Une réciprocité irrésistible
Pour cette raison, et pour d’autres, l’auteure est soucieuse de ne pas verser dans l’injonction inverse (ne surtout pas « allumer ») : il faut que les femmes « se réapproprient leur corps dans sa pleine unité, sans dissociation, avec un plein droit à initier la séduction, à désirer – sans que les hommes craignent de se faire éteindre. Allumons le feu ! » (p. 147)
D’où titre de la quatrième partie : « La déprise : oser allumer. » Renoncer à la séduction est une impasse, comme le montrent les mouvements féministes des années 1970 qui formaient de grandes poubelles dans lesquelles des femmes jetaient différents objets de séduction perçus comme aliénants, soutien-gorge, bas résille, talons, pour en faire de grands feux (encore le feu !).
Mais alors, est-il possible de souhaiter allumer tout en refusant l’aliénation ? Que faire des modes de séduction qui jouent sur des codes de domination ? Faut-il les bannir ? Un désir libre et non aliéné, qui permettrait de souhaiter être vue, entendue, touchée, de souhaiter séduire et être séduire, sans intérioriser la domination, est-ce concevable ? Oui, et l’auteure montre comment (indice : il y a encore du travail !).
Cela suppose que la société, collectivement, reconnaisse un désir féminin qui ne soit pas inféodé à celui des hommes. Il faut répéter à l’envi l’idée que personne ne doit rien à personne dans l’accès à l’intimité, et que la domination est beaucoup moins attrayante que la réciprocité, « deux allumés-allumeurs ».

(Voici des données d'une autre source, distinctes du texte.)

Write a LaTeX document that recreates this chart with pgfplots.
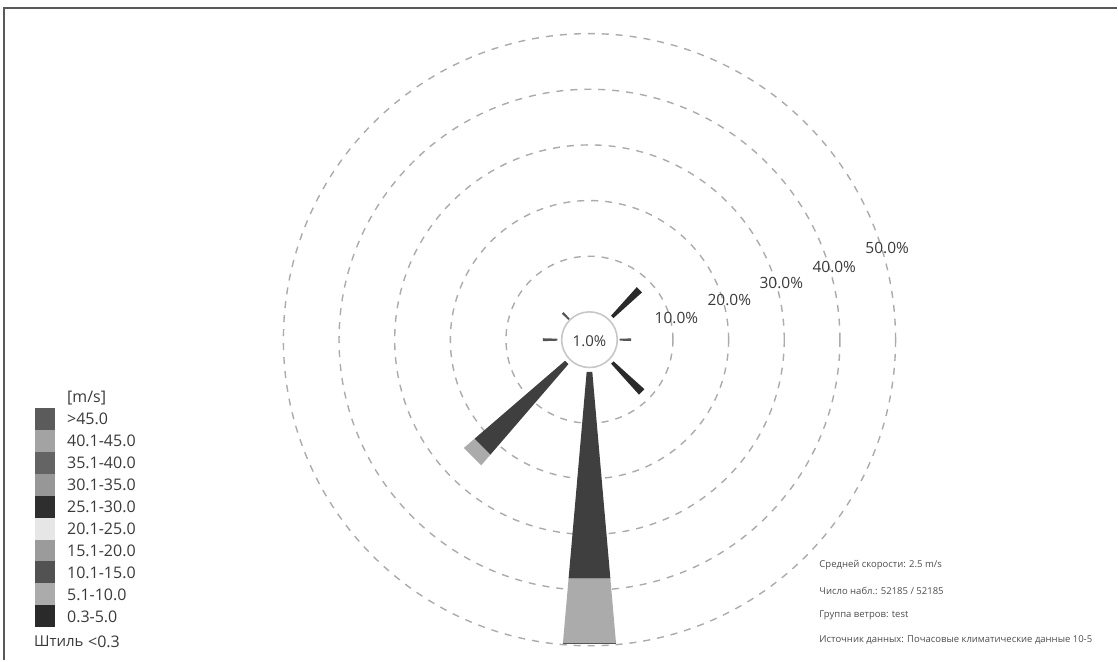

Dans Beaucoup de bruit pour rien de Shakespeare, Béatrice, « lady Tongue » ou « lady Disdain » comme la nomme son détracteur et futur amant, le signor Bénédict, trouve la solution à la domination dans une façon bien à elle de s’y opposer. Même si ce dernier avait peu, voire très peu d’estime pour les femmes au départ, il est finalement séduit par « cette langue qui pique, qui dit non, se refusant à toute complaisance, ouvrant par là l’espace d’une réciprocité irrésistible dans lequel il tombe tout droit, raide amoureux, aussi épris qu’il était d’abord désarçonné par la vive dame » (p. 180). Finalement, ce n’est pas du tout du bruit pour rien…
Christine Van Geen, Allumeuse. Genèse d’un mythe, Paris, Seuil, 2024, 192 p., 20 €.